Vous voulez rendre à l'Amérique sa grandeur, n'est-ce pas ? C'est l'Amérique d'abord, n'est-ce pas ? Eh bien, nous proposerons une alternative à l'ordre mondial dirigé par les États-Unis.
C'est pourquoi nous avons vu les dirigeants de la Chine, de la Russie et de l'Inde sourire ensemble lors du sommet de l'Organisation de coopération de Shanghai dimanche et lundi.
C'est pourquoi Vladimir Poutine a qualifié Xi Jinping de « véritable ami » et le dirigeant chinois a qualifié son homologue russe de « vieil ami » en début de semaine.
Et c'est aussi pourquoi Xi Jinping, Vladimir Poutine et Kim Jong Un sont apparus ensemble lors du défilé militaire mercredi.
En bref : dans l'univers géopolitique, différentes puissances s'alignent pour contrebalancer la domination américaine.
Cela ne signifie pas que tous ces pays et dirigeants sont sur la même longueur d'onde. Ce n'est pas le cas. Des différences subsistent.

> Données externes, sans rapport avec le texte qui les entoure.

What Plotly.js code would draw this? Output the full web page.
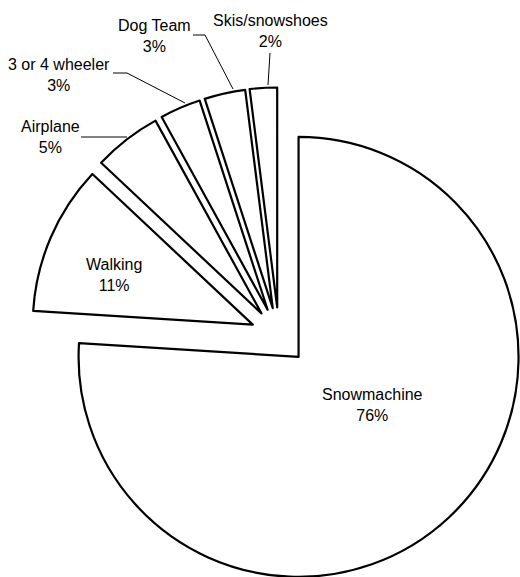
<!DOCTYPE html>
<html>
<head>
<meta charset="utf-8">
<script src="https://cdn.plot.ly/plotly-3.0.1.min.js"></script>
<style>
html,body{margin:0;padding:0;background:#fff;overflow:hidden;width:520px;height:577px;}
#chart{width:540px;height:600px;}
</style>
</head>
<body>
<div id="chart"></div>
<script>
// ---- data ----
var categories = ["Snowmachine", "Walking", "Airplane", "3 or 4 wheeler", "Dog Team", "Skis/snowshoes"];
var percents = [76, 11, 5, 3, 3, 2];

// ---- layout helpers (pixel positions of labels / leader lines) ----
var W = 540, H = 600;
function px(x){ return x / W; }
function py(y){ return 1 - y / H; }

var labelPos = [
  [372, 404.5],
  [114, 274.5],
  [50, 137],
  [59, 75],
  [154.5, 36.5],
  [270, 31]
];
var leaderPaths = [
  null,
  null,
  [[81,137],[127,137]],
  [[113,73],[127,73],[185,103]],
  [[193,35],[205,35],[233,89]],
  [[270,53],[268,85]]
];

var fontFam = '"Liberation Sans", Arial, sans-serif';

var trace = {
  type: 'pie',
  labels: categories,
  values: percents,
  sort: false,
  direction: 'clockwise',
  rotation: 0,
  pull: categories.map(function(){ return 0.13; }),
  textinfo: 'none',
  hoverinfo: 'none',
  showlegend: false,
  marker: {
    colors: categories.map(function(){ return '#ffffff'; }),
    line: { color: '#000000', width: 2.2 }
  },
  domain: { x: [0.0563, 0.9770], y: [0.0257, 0.8543] }
};

var annotations = categories.map(function(c, i){
  return {
    xref: 'paper', yref: 'paper',
    x: px(labelPos[i][0]), y: py(labelPos[i][1]),
    xanchor: 'center', yanchor: 'middle',
    text: c + '<br>' + percents[i] + '%',
    showarrow: false,
    font: { family: fontFam, size: 16, color: '#000' }
  };
});

var shapes = [];
leaderPaths.forEach(function(p){
  if(!p) return;
  var d = p.map(function(pt, j){ return (j ? 'L ' : 'M ') + px(pt[0]) + ' ' + py(pt[1]); }).join(' ');
  shapes.push({ type: 'path', xref: 'paper', yref: 'paper', path: d, line: { color: '#000', width: 1 } });
});

var layout = {
  width: W, height: H,
  margin: { l: 0, r: 0, t: 0, b: 0 },
  paper_bgcolor: '#fff',
  plot_bgcolor: '#fff',
  font: { family: fontFam, size: 16, color: '#000' },
  annotations: annotations,
  shapes: shapes
};

Plotly.newPlot('chart', [trace], layout, { displayModeBar: false, staticPlot: true });
</script>
</body>
</html>
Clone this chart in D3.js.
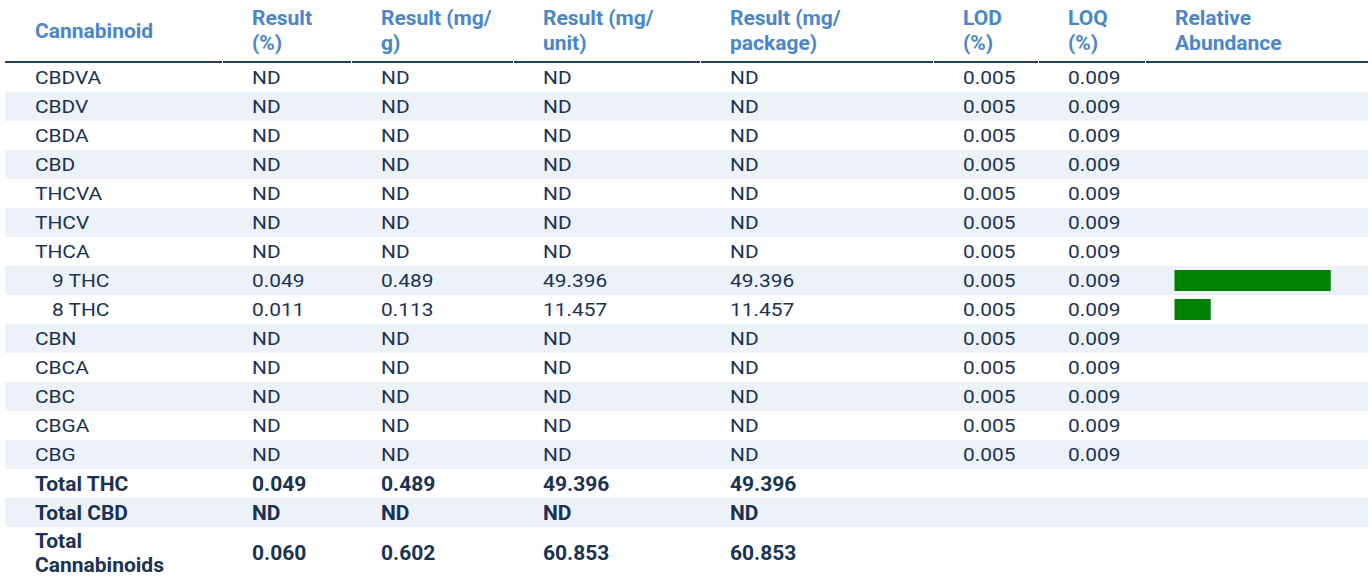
<!DOCTYPE html>
<html>
<head>
<title>Cannabinoid Results</title>
<script src="https://d3js.org/d3.v7.min.js"></script>
<style>
  body {margin: 0; background: #fff;}
  svg text {font-family: Roboto, "Open Sans", sans-serif; font-size: 18px;}
  svg text.big {font-size: 21px; font-weight: bold;}
</style>
</head>
<body>
<svg id="chart" width="1372" height="580"></svg>
<script>
// column headers (each one may break on two lines)
var headers = [["Cannabinoid"], ["Result", "(%)"], ["Result (mg/", "g)"], ["Result (mg/", "unit)"],
               ["Result (mg/", "package)"], ["LOD", "(%)"], ["LOQ", "(%)"], ["Relative", "Abundance"]];

var names    = ["CBDVA", "CBDV", "CBDA", "CBD", "THCVA", "THCV", "THCA", "9 THC", "8 THC", "CBN", "CBCA", "CBC", "CBGA", "CBG"];
var pct      = ["ND", "ND", "ND", "ND", "ND", "ND", "ND", "0.049", "0.011", "ND", "ND", "ND", "ND", "ND"];
var mgPerG   = ["ND", "ND", "ND", "ND", "ND", "ND", "ND", "0.489", "0.113", "ND", "ND", "ND", "ND", "ND"];
var mgUnit   = ["ND", "ND", "ND", "ND", "ND", "ND", "ND", "49.396", "11.457", "ND", "ND", "ND", "ND", "ND"];
var mgPack   = ["ND", "ND", "ND", "ND", "ND", "ND", "ND", "49.396", "11.457", "ND", "ND", "ND", "ND", "ND"];
var lod      = ["0.005", "0.005", "0.005", "0.005", "0.005", "0.005", "0.005", "0.005", "0.005", "0.005", "0.005", "0.005", "0.005", "0.005"];
var loq      = ["0.009", "0.009", "0.009", "0.009", "0.009", "0.009", "0.009", "0.009", "0.009", "0.009", "0.009", "0.009", "0.009", "0.009"];

var totalNames = [["Total THC"], ["Total CBD"], ["Total", "Cannabinoids"]];
var totalPct   = ["0.049", "ND", "0.060"];
var totalMgG   = ["0.489", "ND", "0.602"];
var totalUnit  = ["49.396", "ND", "60.853"];
var totalPack  = ["49.396", "ND", "60.853"];

var svg = d3.select("#chart");
var navy = "#1b3352", blue = "#4a86c8", stripe = "#edf1f8";

// column edges
var edges = [5, 222, 351, 513, 700, 933, 1038, 1145, 1368];
var pad = 30;
var colX = edges.slice(0, -1).map(e => e + pad);

var rowH = 29;
var yRow = d3.scaleLinear().domain([0, 1]).range([63, 63 + rowH]);

// header text
headers.forEach(function(h, i) {
  var t = svg.append("text").attr("class", "big").attr("x", colX[i]).attr("fill", blue);
  if (h.length == 1) {
    t.attr("y", 38).text(h[0]);
  } else {
    h.forEach(function(line, j) {
      t.append("tspan").attr("x", colX[i]).attr("y", 25 + j * 25).text(line);
    });
  }
});

// header rule, one piece per cell
for (var i = 0; i < edges.length - 1; i++) {
  svg.append("rect").attr("x", edges[i] + (i ? 1 : 0)).attr("y", 61)
     .attr("width", edges[i + 1] - edges[i] - (i ? 1 : 0)).attr("height", 2).attr("fill", "#24405f");
}

// stripes
var allRows = names.length + totalNames.length;
for (var r = 0; r < allRows; r++) {
  if (r % 2 == 1) {
    svg.append("rect").attr("x", edges[0]).attr("y", yRow(r))
       .attr("width", edges[edges.length - 1] - edges[0]).attr("height", rowH).attr("fill", stripe);
  }
}

// body rows (regular text is drawn a bit wide)
var cols = [names, pct, mgPerG, mgUnit, mgPack, lod, loq];
names.forEach(function(n, r) {
  var base = yRow(r) + rowH / 2 + 6.5;
  cols.forEach(function(c, i) {
    var indent = (i == 0 && /^\d/.test(c[r])) ? 17 : 0;
    svg.append("text")
       .attr("transform", "translate(" + (colX[i] + indent) + "," + base + ") scale(1.16,1)")
       .attr("fill", navy).text(c[r]);
  });
});

// relative abundance bars
var total = +totalUnit[2];
var xBar = d3.scaleLinear().domain([0, total]).range([0, edges[8] - colX[7] - 0.5]);
svg.selectAll("rect.bar")
  .data(mgUnit.map((v, r) => ({v: v, r: r})).filter(d => d.v != "ND"))
  .enter().append("rect")
  .attr("class", "bar")
  .attr("x", colX[7] - 0.5)
  .attr("y", d => yRow(d.r) + 4)
  .attr("width", d => xBar(+d.v))
  .attr("height", 21)
  .attr("fill", "#008000");

// totals
var tcols = [totalPct, totalMgG, totalUnit, totalPack];
totalNames.forEach(function(n, k) {
  var r = names.length + k;
  var base = yRow(r) + rowH / 2 + 7;
  if (n.length == 2) base = yRow(r) + 33;
  var t = svg.append("text").attr("class", "big").attr("x", colX[0]).attr("fill", navy);
  if (n.length == 1) t.attr("y", base).text(n[0]);
  else n.forEach(function(line, j) {
    t.append("tspan").attr("x", colX[0]).attr("y", base - 12 + j * 24).text(line);
  });
  tcols.forEach(function(c, i) {
    svg.append("text").attr("class", "big").attr("x", colX[i + 1]).attr("y", base)
       .attr("fill", navy).text(c[k]);
  });
});
</script>
</body>
</html>
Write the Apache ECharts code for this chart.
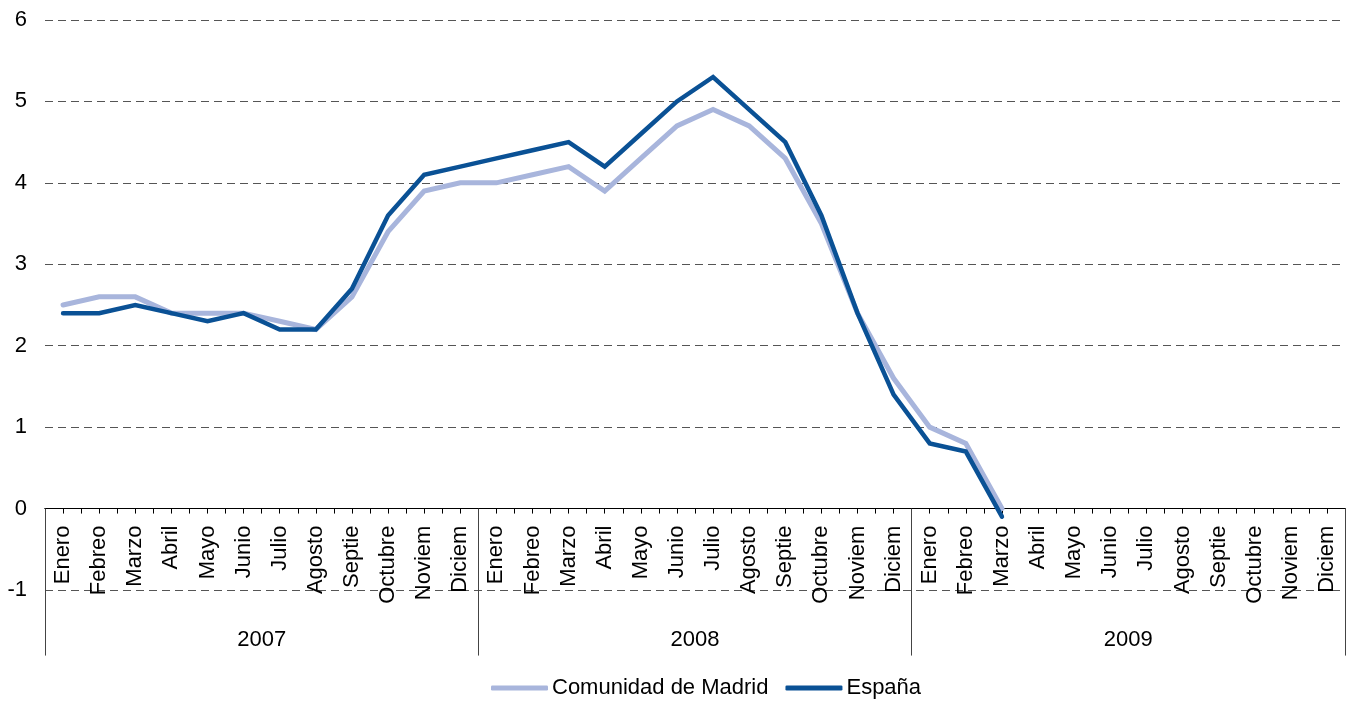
<!DOCTYPE html>
<html>
<head>
<meta charset="utf-8">
<script src="https://cdn.jsdelivr.net/npm/echarts@6/dist/echarts.min.js"></script>
<style>html,body{margin:0;padding:0;background:#fff}#c{width:1348px;height:706px}</style>
</head>
<body>
<div id="c"></div>
<script>
const monthNames = ['Enero','Febreo','Marzo','Abril','Mayo','Junio','Julio','Agosto','Septie','Octubre','Noviem','Diciem'];
const years = ['2007','2008','2009'];
const months = [].concat(monthNames, monthNames, monthNames);
const madrid = [2.5,2.6,2.6,2.4,2.4,2.4,2.3,2.2,2.6,3.4,3.9,4.0,
                4.0,4.1,4.2,3.9,4.3,4.7,4.9,4.7,4.3,3.5,2.4,1.6,
                1.0,0.8,0.0,null,null,null,null,null,null,null,null,null];
const espana = [2.4,2.4,2.5,2.4,2.3,2.4,2.2,2.2,2.7,3.6,4.1,4.2,
                4.3,4.4,4.5,4.2,4.6,5.0,5.3,4.9,4.5,3.6,2.4,1.4,
                0.8,0.7,-0.1,null,null,null,null,null,null,null,null,null];
const yMin = -1, yMax = 6, yInterval = 1;

const W = 1348, H = 706;
const gridTop = 20, gridBottom = 116;
const plotH = H - gridTop - gridBottom;
// distance (px) from grid bottom (value yMin) up to value 0
const zeroOffset = -plotH * (0 - yMin) / (yMax - yMin);

const FONT = "'Liberation Sans', Arial, sans-serif";
const chart = echarts.init(document.getElementById('c'));
chart.setOption({
  animation: false,
  textStyle: {fontFamily: FONT, color: '#000'},
  grid: {left: 45, right: 3, top: gridTop, bottom: gridBottom, containLabel: false, outerBoundsMode: 'none'},
  legend: {
    left: 491, top: 677, padding: 0, itemWidth: 57, itemHeight: 5, itemGap: 17,
    icon: 'roundRect',
    textStyle: {fontSize: 22, color: '#000', fontFamily: FONT, padding: [0,0,0,-1]},
    data: ['Comunidad de Madrid', 'España']
  },
  xAxis: [
    {
      type: 'category', data: months, boundaryGap: true, position: 'bottom', offset: zeroOffset,
      axisLine: {onZero: false, lineStyle: {color: '#000', width: 1}},
      axisTick: {show: true, interval: 0, length: 5, lineStyle: {color: '#000'}},
      axisLabel: {interval: 0, rotate: 90, margin: 17, fontSize: 22, color: '#000', fontFamily: FONT},
      splitLine: {show: false}
    },
    {
      type: 'category', data: months, boundaryGap: true, position: 'bottom', offset: zeroOffset,
      axisLine: {show: false, onZero: false},
      axisTick: {show: true, interval: 0, alignWithLabel: true, length: 5, lineStyle: {color: '#000'}},
      axisLabel: {show: false},
      splitLine: {show: false}
    },
    {
      type: 'category', data: years, boundaryGap: true, position: 'bottom', offset: zeroOffset,
      axisLine: {show: true, onZero: false, lineStyle: {color: '#000'}},
      axisTick: {show: true, interval: 0, length: 147, lineStyle: {color: '#444'}},
      axisLabel: {interval: 0, margin: 120, fontSize: 22, color: '#000', fontFamily: FONT},
      splitLine: {show: false}
    }
  ],
  yAxis: {
    type: 'value', min: yMin, max: yMax, interval: yInterval,
    axisLine: {show: false}, axisTick: {show: false},
    axisLabel: {fontSize: 22, color: '#000', margin: 18, fontFamily: FONT},
    splitLine: {show: true, lineStyle: {color: '#555', type: [8, 5], width: 1}}
  },
  series: [
    {
      name: 'Comunidad de Madrid', type: 'line', data: madrid, xAxisIndex: 0,
      symbol: 'none', connectNulls: false,
      lineStyle: {color: '#A8B5DC', width: 5, cap: 'round', join: 'miter'},
      itemStyle: {color: '#A8B5DC'}
    },
    {
      name: 'España', type: 'line', data: espana, xAxisIndex: 0,
      symbol: 'none', connectNulls: false,
      lineStyle: {color: '#0A5195', width: 4.5, cap: 'round', join: 'miter'},
      itemStyle: {color: '#0A5195'}
    }
  ]
});
</script>
</body>
</html>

Mais la direction à suivre est claire.
Comme l'a déclaré cette semaine un titre du journal Komsomolskaya Pravda, en référence à la Russie, à la Chine et à l'Inde : « Nous construirons un monde nouveau. »
Les armes qui inquiètent l'Occident
Par Frank Gardner, correspondant spécialisé dans les questions de sécurité
Des torpilles sous-marines géantes aux armes laser de pointe capables d'abattre des drones, la dernière parade militaire chinoise va désormais être décortiquée et analysée par les experts du Pentagone et les responsables de la défense du monde entier.
L'Armée populaire de libération (APL) s'est lancée dans un vaste programme de modernisation militaire qui lui a permis de rattraper, voire dans certains domaines de dépasser, les États-Unis. Les missiles hypersoniques, qui voyagent à plus de cinq fois la vitesse du son, sont l'un des domaines dans lesquels la Chine est en tête au niveau mondial.
Le Dr Sidharth Kaushal, expert de premier plan en matière de missiles au sein du groupe de réflexion londonien RUSI, met en avant le YJ-17, un véhicule hypersonique planant, et le YJ-19, un missile de croisière hypersonique.
La Chine a également investi massivement dans l'intelligence artificielle et les armes autonomes. L'AJX002, un drone sous-marin géant de 18 mètres capable de transporter des armes nucléaires, en est un exemple.
L'arsenal nucléaire chinois, qui compte plusieurs centaines de missiles, reste loin derrière ceux de la Russie et des États-Unis, qui en possèdent tous deux des milliers, mais il augmente rapidement et trouve des moyens innovants pour transporter ses ogives.